--- start SOURCE EXCERPT ---

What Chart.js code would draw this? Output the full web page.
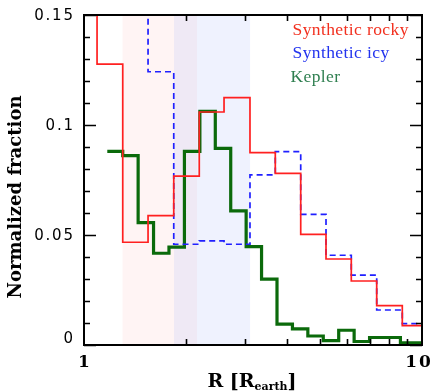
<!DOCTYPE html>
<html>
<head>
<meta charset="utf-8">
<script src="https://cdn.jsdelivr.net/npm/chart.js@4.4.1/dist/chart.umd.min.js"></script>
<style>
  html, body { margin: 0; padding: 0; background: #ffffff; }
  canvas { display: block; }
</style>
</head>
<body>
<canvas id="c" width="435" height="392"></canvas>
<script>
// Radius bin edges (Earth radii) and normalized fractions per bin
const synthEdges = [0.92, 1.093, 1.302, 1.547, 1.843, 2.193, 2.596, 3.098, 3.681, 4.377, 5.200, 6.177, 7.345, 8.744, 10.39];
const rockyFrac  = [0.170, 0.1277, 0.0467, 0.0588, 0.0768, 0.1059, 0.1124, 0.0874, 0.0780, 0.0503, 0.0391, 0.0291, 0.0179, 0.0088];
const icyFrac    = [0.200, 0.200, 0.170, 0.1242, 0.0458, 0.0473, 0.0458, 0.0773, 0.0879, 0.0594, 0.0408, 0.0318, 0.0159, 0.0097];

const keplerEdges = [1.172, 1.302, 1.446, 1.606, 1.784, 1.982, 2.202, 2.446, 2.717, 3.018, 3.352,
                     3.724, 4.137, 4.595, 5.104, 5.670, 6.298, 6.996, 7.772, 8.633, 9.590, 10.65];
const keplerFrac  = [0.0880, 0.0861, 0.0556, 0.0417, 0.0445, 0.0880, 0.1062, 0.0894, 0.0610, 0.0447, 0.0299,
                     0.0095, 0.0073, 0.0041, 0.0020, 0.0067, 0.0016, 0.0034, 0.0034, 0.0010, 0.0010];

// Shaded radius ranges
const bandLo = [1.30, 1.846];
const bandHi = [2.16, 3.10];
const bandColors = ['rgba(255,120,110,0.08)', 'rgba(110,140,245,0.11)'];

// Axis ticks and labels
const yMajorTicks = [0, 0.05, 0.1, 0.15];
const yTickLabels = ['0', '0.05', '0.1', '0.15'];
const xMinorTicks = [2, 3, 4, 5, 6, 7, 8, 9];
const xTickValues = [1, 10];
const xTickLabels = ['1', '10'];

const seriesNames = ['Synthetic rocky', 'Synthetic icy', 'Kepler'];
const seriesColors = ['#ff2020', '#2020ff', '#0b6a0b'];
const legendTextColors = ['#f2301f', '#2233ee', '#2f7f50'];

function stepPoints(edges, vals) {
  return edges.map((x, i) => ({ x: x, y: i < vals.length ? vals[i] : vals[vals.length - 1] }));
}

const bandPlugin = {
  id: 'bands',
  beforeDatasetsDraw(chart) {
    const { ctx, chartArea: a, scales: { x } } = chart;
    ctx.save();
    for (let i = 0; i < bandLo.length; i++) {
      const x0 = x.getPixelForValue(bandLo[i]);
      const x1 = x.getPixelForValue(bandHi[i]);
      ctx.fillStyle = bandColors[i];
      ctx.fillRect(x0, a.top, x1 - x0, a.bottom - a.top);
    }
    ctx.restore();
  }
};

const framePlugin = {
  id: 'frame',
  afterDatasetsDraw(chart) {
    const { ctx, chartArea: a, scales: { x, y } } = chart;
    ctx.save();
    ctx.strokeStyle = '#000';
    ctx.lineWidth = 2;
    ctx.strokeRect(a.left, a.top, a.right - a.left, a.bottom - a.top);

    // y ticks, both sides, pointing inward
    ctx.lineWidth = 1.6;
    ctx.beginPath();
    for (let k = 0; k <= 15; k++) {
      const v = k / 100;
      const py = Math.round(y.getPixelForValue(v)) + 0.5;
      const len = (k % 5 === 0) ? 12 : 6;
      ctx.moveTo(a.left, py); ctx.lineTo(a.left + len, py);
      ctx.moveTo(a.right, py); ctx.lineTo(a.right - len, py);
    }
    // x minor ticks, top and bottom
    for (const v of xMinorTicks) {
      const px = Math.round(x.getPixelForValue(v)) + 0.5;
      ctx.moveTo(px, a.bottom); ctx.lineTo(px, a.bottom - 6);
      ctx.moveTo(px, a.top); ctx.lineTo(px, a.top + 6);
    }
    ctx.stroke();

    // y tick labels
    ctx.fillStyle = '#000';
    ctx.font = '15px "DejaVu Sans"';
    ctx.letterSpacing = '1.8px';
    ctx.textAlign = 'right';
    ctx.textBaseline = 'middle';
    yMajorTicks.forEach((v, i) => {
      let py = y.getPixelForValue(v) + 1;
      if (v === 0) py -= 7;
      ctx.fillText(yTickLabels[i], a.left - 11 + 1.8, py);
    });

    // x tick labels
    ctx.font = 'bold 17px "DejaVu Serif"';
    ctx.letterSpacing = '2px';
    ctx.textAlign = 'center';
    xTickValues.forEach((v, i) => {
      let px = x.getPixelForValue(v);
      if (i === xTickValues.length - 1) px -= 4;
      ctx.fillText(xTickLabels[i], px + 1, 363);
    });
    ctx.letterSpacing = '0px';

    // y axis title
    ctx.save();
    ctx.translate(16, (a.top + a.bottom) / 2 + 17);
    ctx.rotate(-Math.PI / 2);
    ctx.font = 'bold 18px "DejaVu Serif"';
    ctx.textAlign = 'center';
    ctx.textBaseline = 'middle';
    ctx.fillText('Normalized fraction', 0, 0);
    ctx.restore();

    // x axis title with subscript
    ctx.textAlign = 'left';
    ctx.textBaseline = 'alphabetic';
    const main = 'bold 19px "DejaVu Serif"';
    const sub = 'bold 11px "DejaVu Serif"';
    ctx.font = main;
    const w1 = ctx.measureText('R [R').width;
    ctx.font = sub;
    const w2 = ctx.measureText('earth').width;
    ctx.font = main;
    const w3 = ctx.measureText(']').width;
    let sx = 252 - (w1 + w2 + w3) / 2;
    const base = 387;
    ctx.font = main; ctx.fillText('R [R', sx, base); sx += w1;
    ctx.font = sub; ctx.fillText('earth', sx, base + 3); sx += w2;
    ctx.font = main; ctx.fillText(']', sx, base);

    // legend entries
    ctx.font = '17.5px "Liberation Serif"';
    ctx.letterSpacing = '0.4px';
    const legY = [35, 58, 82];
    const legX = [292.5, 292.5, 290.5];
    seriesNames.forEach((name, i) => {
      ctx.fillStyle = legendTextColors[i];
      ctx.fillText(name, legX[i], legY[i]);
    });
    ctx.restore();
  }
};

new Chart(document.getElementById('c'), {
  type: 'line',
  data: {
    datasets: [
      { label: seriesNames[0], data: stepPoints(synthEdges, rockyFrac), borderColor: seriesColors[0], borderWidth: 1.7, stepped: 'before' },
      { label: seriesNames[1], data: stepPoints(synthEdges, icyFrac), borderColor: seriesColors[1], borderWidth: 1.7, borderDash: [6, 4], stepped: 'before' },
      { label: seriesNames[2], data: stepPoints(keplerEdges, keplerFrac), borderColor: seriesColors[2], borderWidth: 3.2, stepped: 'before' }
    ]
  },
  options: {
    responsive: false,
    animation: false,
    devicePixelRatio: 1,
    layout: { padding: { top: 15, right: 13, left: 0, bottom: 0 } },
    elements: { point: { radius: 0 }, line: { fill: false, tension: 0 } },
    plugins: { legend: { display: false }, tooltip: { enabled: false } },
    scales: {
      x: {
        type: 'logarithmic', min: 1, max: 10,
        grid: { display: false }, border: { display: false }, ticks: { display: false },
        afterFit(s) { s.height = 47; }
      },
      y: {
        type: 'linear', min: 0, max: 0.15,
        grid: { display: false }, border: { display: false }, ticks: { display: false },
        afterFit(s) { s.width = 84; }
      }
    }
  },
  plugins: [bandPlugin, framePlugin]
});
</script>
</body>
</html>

--- end SOURCE EXCERPT ---

DIRECTIVE
Transcribe the full listing above exactly, with the images removed.

RIGHT ANSWER
What Chart.js code would draw this? Output the full web page.
<!DOCTYPE html>
<html>
<head>
<meta charset="utf-8">
<script src="https://cdn.jsdelivr.net/npm/chart.js@4.4.1/dist/chart.umd.min.js"></script>
<style>
  html, body { margin: 0; padding: 0; background: #ffffff; }
  canvas { display: block; }
</style>
</head>
<body>
<canvas id="c" width="435" height="392"></canvas>
<script>
// Radius bin edges (Earth radii) and normalized fractions per bin
const synthEdges = [0.92, 1.093, 1.302, 1.547, 1.843, 2.193, 2.596, 3.098, 3.681, 4.377, 5.200, 6.177, 7.345, 8.744, 10.39];
const rockyFrac  = [0.170, 0.1277, 0.0467, 0.0588, 0.0768, 0.1059, 0.1124, 0.0874, 0.0780, 0.0503, 0.0391, 0.0291, 0.0179, 0.0088];
const icyFrac    = [0.200, 0.200, 0.170, 0.1242, 0.0458, 0.0473, 0.0458, 0.0773, 0.0879, 0.0594, 0.0408, 0.0318, 0.0159, 0.0097];

const keplerEdges = [1.172, 1.302, 1.446, 1.606, 1.784, 1.982, 2.202, 2.446, 2.717, 3.018, 3.352,
                     3.724, 4.137, 4.595, 5.104, 5.670, 6.298, 6.996, 7.772, 8.633, 9.590, 10.65];
const keplerFrac  = [0.0880, 0.0861, 0.0556, 0.0417, 0.0445, 0.0880, 0.1062, 0.0894, 0.0610, 0.0447, 0.0299,
                     0.0095, 0.0073, 0.0041, 0.0020, 0.0067, 0.0016, 0.0034, 0.0034, 0.0010, 0.0010];

// Shaded radius ranges
const bandLo = [1.30, 1.846];
const bandHi = [2.16, 3.10];
const bandColors = ['rgba(255,120,110,0.08)', 'rgba(110,140,245,0.11)'];

// Axis ticks and labels
const yMajorTicks = [0, 0.05, 0.1, 0.15];
const yTickLabels = ['0', '0.05', '0.1', '0.15'];
const xMinorTicks = [2, 3, 4, 5, 6, 7, 8, 9];
const xTickValues = [1, 10];
const xTickLabels = ['1', '10'];

const seriesNames = ['Synthetic rocky', 'Synthetic icy', 'Kepler'];
const seriesColors = ['#ff2020', '#2020ff', '#0b6a0b'];
const legendTextColors = ['#f2301f', '#2233ee', '#2f7f50'];

function stepPoints(edges, vals) {
  return edges.map((x, i) => ({ x: x, y: i < vals.length ? vals[i] : vals[vals.length - 1] }));
}

const bandPlugin = {
  id: 'bands',
  beforeDatasetsDraw(chart) {
    const { ctx, chartArea: a, scales: { x } } = chart;
    ctx.save();
    for (let i = 0; i < bandLo.length; i++) {
      const x0 = x.getPixelForValue(bandLo[i]);
      const x1 = x.getPixelForValue(bandHi[i]);
      ctx.fillStyle = bandColors[i];
      ctx.fillRect(x0, a.top, x1 - x0, a.bottom - a.top);
    }
    ctx.restore();
  }
};

const framePlugin = {
  id: 'frame',
  afterDatasetsDraw(chart) {
    const { ctx, chartArea: a, scales: { x, y } } = chart;
    ctx.save();
    ctx.strokeStyle = '#000';
    ctx.lineWidth = 2;
    ctx.strokeRect(a.left, a.top, a.right - a.left, a.bottom - a.top);

    // y ticks, both sides, pointing inward
    ctx.lineWidth = 1.6;
    ctx.beginPath();
    for (let k = 0; k <= 15; k++) {
      const v = k / 100;
      const py = Math.round(y.getPixelForValue(v)) + 0.5;
      const len = (k % 5 === 0) ? 12 : 6;
      ctx.moveTo(a.left, py); ctx.lineTo(a.left + len, py);
      ctx.moveTo(a.right, py); ctx.lineTo(a.right - len, py);
    }
    // x minor ticks, top and bottom
    for (const v of xMinorTicks) {
      const px = Math.round(x.getPixelForValue(v)) + 0.5;
      ctx.moveTo(px, a.bottom); ctx.lineTo(px, a.bottom - 6);
      ctx.moveTo(px, a.top); ctx.lineTo(px, a.top + 6);
    }
    ctx.stroke();

    // y tick labels
    ctx.fillStyle = '#000';
    ctx.font = '15px "DejaVu Sans"';
    ctx.letterSpacing = '1.8px';
    ctx.textAlign = 'right';
    ctx.textBaseline = 'middle';
    yMajorTicks.forEach((v, i) => {
      let py = y.getPixelForValue(v) + 1;
      if (v === 0) py -= 7;
      ctx.fillText(yTickLabels[i], a.left - 11 + 1.8, py);
    });

    // x tick labels
    ctx.font = 'bold 17px "DejaVu Serif"';
    ctx.letterSpacing = '2px';
    ctx.textAlign = 'center';
    xTickValues.forEach((v, i) => {
      let px = x.getPixelForValue(v);
      if (i === xTickValues.length - 1) px -= 4;
      ctx.fillText(xTickLabels[i], px + 1, 363);
    });
    ctx.letterSpacing = '0px';

    // y axis title
    ctx.save();
    ctx.translate(16, (a.top + a.bottom) / 2 + 17);
    ctx.rotate(-Math.PI / 2);
    ctx.font = 'bold 18px "DejaVu Serif"';
    ctx.textAlign = 'center';
    ctx.textBaseline = 'middle';
    ctx.fillText('Normalized fraction', 0, 0);
    ctx.restore();

    // x axis title with subscript
    ctx.textAlign = 'left';
    ctx.textBaseline = 'alphabetic';
    const main = 'bold 19px "DejaVu Serif"';
    const sub = 'bold 11px "DejaVu Serif"';
    ctx.font = main;
    const w1 = ctx.measureText('R [R').width;
    ctx.font = sub;
    const w2 = ctx.measureText('earth').width;
    ctx.font = main;
    const w3 = ctx.measureText(']').width;
    let sx = 252 - (w1 + w2 + w3) / 2;
    const base = 387;
    ctx.font = main; ctx.fillText('R [R', sx, base); sx += w1;
    ctx.font = sub; ctx.fillText('earth', sx, base + 3); sx += w2;
    ctx.font = main; ctx.fillText(']', sx, base);

    // legend entries
    ctx.font = '17.5px "Liberation Serif"';
    ctx.letterSpacing = '0.4px';
    const legY = [35, 58, 82];
    const legX = [292.5, 292.5, 290.5];
    seriesNames.forEach((name, i) => {
      ctx.fillStyle = legendTextColors[i];
      ctx.fillText(name, legX[i], legY[i]);
    });
    ctx.restore();
  }
};

new Chart(document.getElementById('c'), {
  type: 'line',
  data: {
    datasets: [
      { label: seriesNames[0], data: stepPoints(synthEdges, rockyFrac), borderColor: seriesColors[0], borderWidth: 1.7, stepped: 'before' },
      { label: seriesNames[1], data: stepPoints(synthEdges, icyFrac), borderColor: seriesColors[1], borderWidth: 1.7, borderDash: [6, 4], stepped: 'before' },
      { label: seriesNames[2], data: stepPoints(keplerEdges, keplerFrac), borderColor: seriesColors[2], borderWidth: 3.2, stepped: 'before' }
    ]
  },
  options: {
    responsive: false,
    animation: false,
    devicePixelRatio: 1,
    layout: { padding: { top: 15, right: 13, left: 0, bottom: 0 } },
    elements: { point: { radius: 0 }, line: { fill: false, tension: 0 } },
    plugins: { legend: { display: false }, tooltip: { enabled: false } },
    scales: {
      x: {
        type: 'logarithmic', min: 1, max: 10,
        grid: { display: false }, border: { display: false }, ticks: { display: false },
        afterFit(s) { s.height = 47; }
      },
      y: {
        type: 'linear', min: 0, max: 0.15,
        grid: { display: false }, border: { display: false }, ticks: { display: false },
        afterFit(s) { s.width = 84; }
      }
    }
  },
  plugins: [bandPlugin, framePlugin]
});
</script>
</body>
</html>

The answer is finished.